Officers of the Corporation and their Functions
The Corporation Code prescribes at least 3 officers of the corporation namely: 1) the President 2) Treasurer and 3) Corporate Secretary. It also prescribes the specific qualifications for such officers. Additional corporate officers may be created and their duties and qualifications may be provided in the BL.
B. Special Considerations for Startups
Kinds of Shares of Stock: Preferred versus Common
There are many different types of shares in a corporation. The two usual types11 are the common shares and the preferred shares. The preferred shares are those that are given preference in the distribution of the dividends in case of liquidation of the corporation.12 In exchange for such privileges, preferred shares are not given the right to vote for directors—a right available only to holders of common shares.
Financing a Corporation: Debt and Equity Infusion
A corporation raises funds chiefly through a mix of debt and equity financing. Debt financing involves taking out loans, usually from a bank, in order to finance a business. This allows the incorporators to maintain control of the corporation, while at the same time be able to use the loan as an expense that can be a deduction against the company’s tax liability. Moreover, debt financing allows for a capital infusion without having to share any net income of the corporation. The maximum return for the lender is the interest rate set in the debt instrument.
On the other hand, equity financing involves selling shares of the corporation to interested investors. This allows the corporation some breathing room during the start-up stage as no obligations or interest will be due.

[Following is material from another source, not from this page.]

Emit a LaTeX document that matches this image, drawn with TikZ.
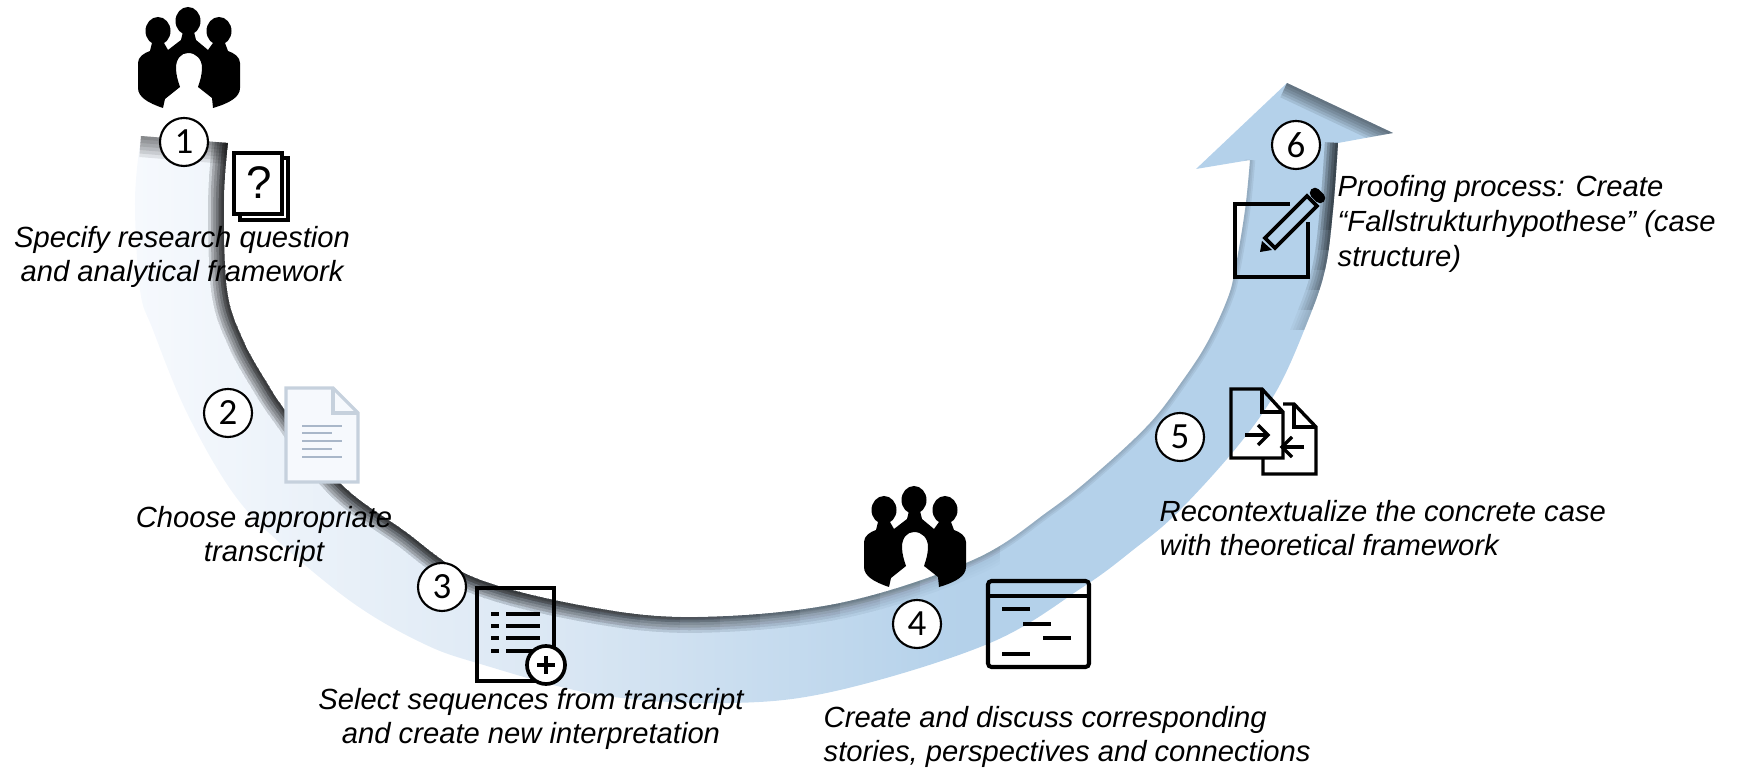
\documentclass[tikz,border=0pt]{standalone}
\usepackage{fontspec}
\setmainfont{Liberation Sans}
\newfontfamily\numfont{Carlito}
\definecolor{bandpale}{HTML}{F6F9FD}
\definecolor{bandmid}{HTML}{DCE8F4}
\definecolor{bandblue}{HTML}{B4D1EA}
\definecolor{pageline}{HTML}{C6D1DD}
\definecolor{pagetext}{HTML}{A9B7C9}
\pgfdeclarehorizontalshading{bandfade}{100bp}{color(0bp)=(bandpale); color(25bp)=(bandpale); color(41bp)=(bandmid); color(58bp)=(bandblue); color(100bp)=(bandblue)}
\newcommand{\outeredge}{plot[smooth,tension=.6] coordinates {(141,136) (135,200) (140,290) (153,330) (187,413) (233,493) (280,543) (353,603) (420,642) (477,663) (600,695) (731,703) (840,690) (990,643) (1083,587) (1133,550) (1177,513) (1237,447) (1277,390) (1307,323) (1325,270) (1333,210) (1338,143)}}
\newcommand{\inneredge}{-- (1250,160) -- plot[smooth,tension=.6] coordinates {(1250,160) (1245,210) (1235,270) (1227,300) (1207,343) (1183,380) (1150,423) (1100,470) (1050,510) (973,560) (840,603) (698,617) (590,607) (473,577) (403,530) (340,483) (287,413) (267,383) (243,340) (227,290) (224,200) (228,143)}}
\begin{document}
\begin{tikzpicture}[x=0.01cm,y=-0.01cm,
  stepnum/.style={circle, draw, fill=white, line width=.6pt, minimum size=0.48cm, inner sep=0pt, font=\numfont\fontsize{10.5}{12}\selectfont},
  caption/.style={inner sep=0pt, align=center, font=\itshape\fontsize{8.3}{9.9}\selectfont},
  iconline/.style={draw=black, line width=.95pt},
  shadowline/.style={draw=black, opacity=.06},
  pics/crowd/.style={code={
    \fill (50,14) ellipse [x radius=12.5, y radius=14];
    \fill (20,24) ellipse [x radius=12.5, y radius=14];
    \fill (81,24) ellipse [x radius=12.5, y radius=14];
    \fill (25,101) .. controls (10,96) and (0,90) .. (0,81) -- (0,56)
      .. controls (0,50) and (6,46) .. (12,44) -- (14,36) -- (26,36) -- (30,43) -- (43,33) -- (45,25) -- (56,25) -- (58,33) -- (70,43) -- (75,36) -- (87,36) -- (90,44)
      .. controls (96,46) and (102,50) .. (102,56) -- (102,81)
      .. controls (102,90) and (92,96) .. (75,101)
      -- (74,91) -- (60,80) .. controls (62,74) and (64,68) .. (64,61)
      .. controls (64,52) and (58,46) .. (50,46) .. controls (43,46) and (38,52) .. (38,61)
      .. controls (38,68) and (40,74) .. (42,80) -- (27,92) -- cycle;
  }}]
  \useasboundingbox (0,0) rectangle (1737,768);

  % band with its arrow head
  \path[shading=bandfade] \outeredge -- (1393,133) -- (1287,83) -- (1196,169) \inneredge -- cycle;
  \begin{scope}
    \clip \outeredge -- (1393,133) -- (1287,83) -- (1196,169) \inneredge -- cycle;
    \foreach \wd in {1,2,3} {
      \draw[shadowline, line width=\wd pt] (1250,160) \inneredge;
    }
    % inner edge, darker towards the left
    \foreach \xx in {520,560,...,1000} {
      \begin{scope}
        \clip (0,0) rectangle (\xx,768);
        \foreach \wd in {1.5,3,4.5,6,7.5,9} {
          \draw[draw=black, opacity=.012, line width=\wd pt] (1250,160) \inneredge;
        }
      \end{scope}
    }
    % shaft edge, fading downwards
    \foreach \yy in {230,250,...,330} {
      \begin{scope}
        \clip (1200,0) rectangle (1737,\yy);
        \foreach \wd in {1.5,3,4.5,6,7.5} {
          \draw[draw=black, opacity=.03, line width=\wd pt] \outeredge;
        }
      \end{scope}
    }
    \foreach \wd in {2,4,...,12} {
      \draw[draw=black, opacity=.09, line width=\wd pt] (141,136) -- (228,143);
    }
    \foreach \wd in {1.5,3,4.5,6,7.5,9} {
      \draw[draw=black, opacity=.09, line width=\wd pt] (1287,83) -- (1393,133);
    }
  \end{scope}

  % crowds
  \pic at (138,7) {crowd};
  \pic at (864,486) {crowd};

  % icon 1: question sheet
  \draw[iconline] (234,153) rectangle (282,214);
  \draw[iconline] (282,158) -- (288,158) -- (288,220) -- (240,220) -- (240,214);
  \node[inner sep=0pt, font=\fontsize{13}{14}\selectfont] (quest) at (259,183) {?};

  % icon 2: pale page
  \draw[draw=pageline, fill=bandpale, line width=.9pt] (286,388) -- (333,388) -- (358,413) -- (358,482) -- (286,482) -- cycle;
  \draw[draw=pageline, line width=.9pt] (333,388) -- (333,413) -- (358,413);
  \foreach \yy/\xx in {426/342,433/332,441/342,449/332,457/342} {
    \draw[draw=pagetext, line width=.6pt] (302,\yy) -- (\xx,\yy);
  }

  % icon 3: list with plus
  \draw[iconline, line width=1.05pt] (477,588) rectangle (554,681);
  \foreach \yy in {614,626,638,651} {
    \draw[line width=1.05pt] (491,\yy) -- (499,\yy);
    \draw[line width=1.05pt] (506,\yy) -- (540,\yy);
  }
  \node[circle, draw, fill=white, line width=1.05pt, minimum size=0.38cm, inner sep=0pt] (plus) at (546,665) {};
  \draw[line width=1.05pt] (537,665) -- (555,665);
  \draw[line width=1.05pt] (546,656) -- (546,674);

  % icon 4: window
  \draw[iconline, line width=1.15pt, rounded corners=1pt] (988,581) rectangle (1089,667);
  \draw[iconline, line width=1.15pt] (988,596) -- (1089,596);
  \foreach \xa/\xb/\yy in {1002/1030/609,1023/1051/624,1043/1071/638,1002/1030/654} {
    \draw[line width=.95pt] (\xa,\yy) -- (\xb,\yy);
  }

  % icon 5: two pages
  \draw[iconline] (1231,458) -- (1231,389) -- (1262,389) -- (1283,412) -- (1283,458) -- cycle;
  \draw[iconline] (1262,389) -- (1262,412) -- (1283,412);
  \draw[iconline] (1283,404) -- (1294,404) -- (1316,427) -- (1316,474) -- (1263,474) -- (1263,458);
  \draw[iconline] (1294,404) -- (1294,427) -- (1316,427);
  \draw[iconline] (1245,435) -- (1268,435);
  \draw[iconline] (1258,425) -- (1268,435) -- (1258,445);
  \draw[iconline] (1304,447) -- (1282,447);
  \draw[iconline] (1292,437) -- (1282,447) -- (1292,457);

  % icon 6: square and pencil
  \draw[iconline, line width=1.05pt] (1290,204) -- (1235,204) -- (1235,277) -- (1308,277) -- (1308,222);
  \draw[iconline, line width=1.05pt] (1265,238) -- (1307,196) -- (1317,206) -- (1275,248) -- cycle;
  \fill (1260,252) -- (1262,241) -- (1272,250) -- cycle;
  \draw[line width=3pt, line cap=round] (1315,193) -- (1320,198);

  % step numbers
  \node[stepnum] (n1) at (184,142) {1};
  \node[stepnum] (n2) at (228,413) {2};
  \node[stepnum] (n3) at (442,587) {3};
  \node[stepnum] (n4) at (917,624) {4};
  \node[stepnum] (n5) at (1180,437) {5};
  \node[stepnum] (n6) at (1296,145) {6};

  % captions
  \node[caption] (c1) at (182,257) {Specify research question\\and analytical framework};
  \node[caption] (c2) at (264,537) {Choose appropriate\\transcript};
  \node[caption] (c3) at (531,719) {Select sequences from transcript\\and create new interpretation};
  \node[caption, anchor=west, align=left] (c4) at (823,737) {Create and discuss corresponding\\stories, perspectives and connections};
  \node[caption, anchor=west, align=left] (c5) at (1159,528) {Recontextualize the concrete case\\with theoretical framework};
  \node[caption, anchor=west, align=left] (c6) at (1337,224) {Proofing process: Create\\“Fallstrukturhypothese” (case\\structure)};
\end{tikzpicture}
\end{document}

It also allows the investors to bring their business expertise to the corporation. Equity financing is more attractive to an investor because the maximum loss would be the amount invested while the gain involves a share in the corporation’s future income and the appreciation of the share value as the corporation grows. From the founder’s standpoint, equity financing might be easier to get but it involves losing some control over the management of the business. In that sense, debt financing is attractive but unless the business has income to pay for interest expense, it may not even be an option.
C. SEC Reportorial Requirements
Among the responsibilities of corporations registered with the SEC is the annual submission of the General Information Sheet and Audited Financial Statement. This is a requirement that should be complied with promptly and accurately because late filing and/or non-filing carries with them penalties ranging from fines to revocation of the corporate license.
General Information Sheet (GIS)
The GIS should be certified and sworn to by the Corporate Secretary. It should be filed within 30 days from the date of the annual SH meeting or members’ meeting. If the corporation is not in operation, it should submit an Affidavit of Non-Operation.
Annual Financial Statements (AFS)
If the stock corporation has a paid-up capital of PhP 50,000.00 or more, the AFS shall be audited by an independent certified public accountant registered with the Board of Accountancy. In case the amount of the paid-up capital is less than PhP 50,000.00, the AFS shall at least be certified under oath by the Treasurer of the corporation. It should be submitted within 120 calendar days after the end of each fiscal year, as indicated in the Financial Statements (FS).
In addition to the hard copies of the GIS and AFS, corporations with Gross Sales/Revenue of at least PhP 5 million shall submit a diskette/compact disk (“CD”) containing an electronic file/soft copy of the GIS or the FS template as provided by the SEC. The GIS diskette/CD(s) shall be accompanied by a Certification under oath by the Corporate Secretary, stating that it contains the exact data stated in the hard copies. On the other hand, the diskette/CD for the FS template(s) shall be accompanied by a Certification under oath by the Treasurer that it contains the same basic or material data in the hard copies of the AFS.